- **WORK INSTRUCTIONS**
Shown below is a listing with pictures; reproduce exactly, and only, the lines between the ones containing "What Apache ECharts" and "const textColor = '#595959';", inclusive, leaving the pictures out.

- **RECORDS**
----

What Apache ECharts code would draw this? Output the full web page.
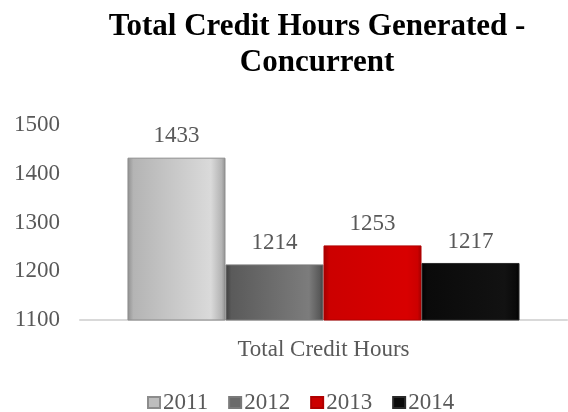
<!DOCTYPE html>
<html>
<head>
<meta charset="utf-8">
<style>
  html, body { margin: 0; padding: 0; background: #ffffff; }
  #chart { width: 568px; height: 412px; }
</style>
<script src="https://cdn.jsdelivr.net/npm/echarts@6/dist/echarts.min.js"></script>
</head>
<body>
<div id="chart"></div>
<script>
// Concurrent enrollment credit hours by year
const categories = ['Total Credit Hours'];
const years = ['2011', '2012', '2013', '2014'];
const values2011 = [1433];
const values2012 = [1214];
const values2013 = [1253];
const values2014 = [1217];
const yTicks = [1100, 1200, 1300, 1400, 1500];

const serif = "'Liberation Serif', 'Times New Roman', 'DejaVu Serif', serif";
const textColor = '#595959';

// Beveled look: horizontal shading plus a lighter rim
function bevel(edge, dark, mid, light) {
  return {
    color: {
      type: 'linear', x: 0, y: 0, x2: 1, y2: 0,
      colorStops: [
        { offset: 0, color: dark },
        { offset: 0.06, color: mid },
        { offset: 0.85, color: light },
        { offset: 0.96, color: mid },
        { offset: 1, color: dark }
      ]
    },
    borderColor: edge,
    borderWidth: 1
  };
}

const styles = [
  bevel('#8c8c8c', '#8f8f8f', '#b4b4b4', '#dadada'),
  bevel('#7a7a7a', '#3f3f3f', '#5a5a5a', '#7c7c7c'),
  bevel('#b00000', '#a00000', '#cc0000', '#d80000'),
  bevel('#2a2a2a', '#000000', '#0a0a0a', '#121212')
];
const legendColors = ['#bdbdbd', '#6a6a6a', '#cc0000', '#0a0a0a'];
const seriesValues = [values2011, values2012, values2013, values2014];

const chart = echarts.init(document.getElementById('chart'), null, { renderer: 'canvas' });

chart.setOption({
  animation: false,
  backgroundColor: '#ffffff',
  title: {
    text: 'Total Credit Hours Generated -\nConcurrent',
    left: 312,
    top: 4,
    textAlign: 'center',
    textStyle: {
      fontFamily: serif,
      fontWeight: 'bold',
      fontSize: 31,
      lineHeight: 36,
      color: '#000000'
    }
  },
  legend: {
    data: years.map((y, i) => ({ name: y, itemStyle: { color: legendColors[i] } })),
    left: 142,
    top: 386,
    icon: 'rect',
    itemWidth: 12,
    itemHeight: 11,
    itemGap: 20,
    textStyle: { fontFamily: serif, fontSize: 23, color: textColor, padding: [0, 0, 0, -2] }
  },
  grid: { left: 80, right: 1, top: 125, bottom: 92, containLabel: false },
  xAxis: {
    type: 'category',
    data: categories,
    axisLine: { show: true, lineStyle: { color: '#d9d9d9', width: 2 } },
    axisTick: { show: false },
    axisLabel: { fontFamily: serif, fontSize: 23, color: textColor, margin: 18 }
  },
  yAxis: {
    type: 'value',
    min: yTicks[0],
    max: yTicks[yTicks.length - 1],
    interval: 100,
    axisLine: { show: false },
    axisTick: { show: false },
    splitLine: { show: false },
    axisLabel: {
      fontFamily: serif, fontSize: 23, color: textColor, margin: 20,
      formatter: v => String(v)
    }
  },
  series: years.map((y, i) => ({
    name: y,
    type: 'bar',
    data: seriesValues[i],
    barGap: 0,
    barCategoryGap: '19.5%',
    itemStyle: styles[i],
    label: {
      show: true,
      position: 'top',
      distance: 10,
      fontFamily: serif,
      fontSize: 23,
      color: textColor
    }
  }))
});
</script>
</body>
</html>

----

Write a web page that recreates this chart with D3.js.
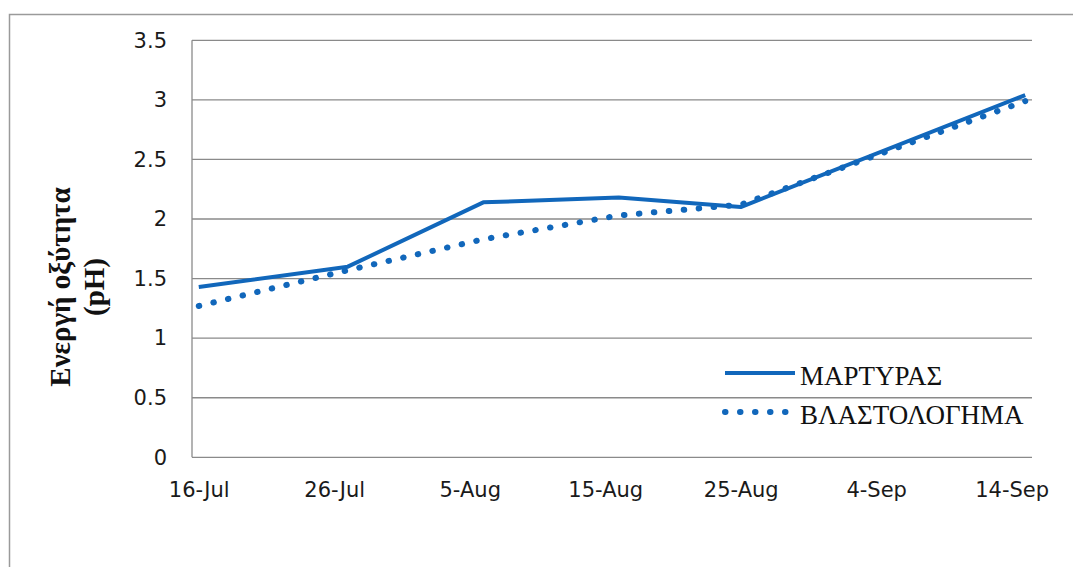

----

- **WRITTEN ANSWER**
What Apache ECharts code would draw this? Output the full web page.
<!DOCTYPE html>
<html>
<head>
<meta charset="utf-8">
<style>
  html, body { margin: 0; padding: 0; background: #ffffff; }
  #chart { width: 568px; height: 412px; }
</style>
<script src="https://cdn.jsdelivr.net/npm/echarts@6/dist/echarts.min.js"></script>
</head>
<body>
<div id="chart"></div>
<script>
// Concurrent enrollment credit hours by year
const categories = ['Total Credit Hours'];
const years = ['2011', '2012', '2013', '2014'];
const values2011 = [1433];
const values2012 = [1214];
const values2013 = [1253];
const values2014 = [1217];
const yTicks = [1100, 1200, 1300, 1400, 1500];

const serif = "'Liberation Serif', 'Times New Roman', 'DejaVu Serif', serif";
const textColor = '#595959';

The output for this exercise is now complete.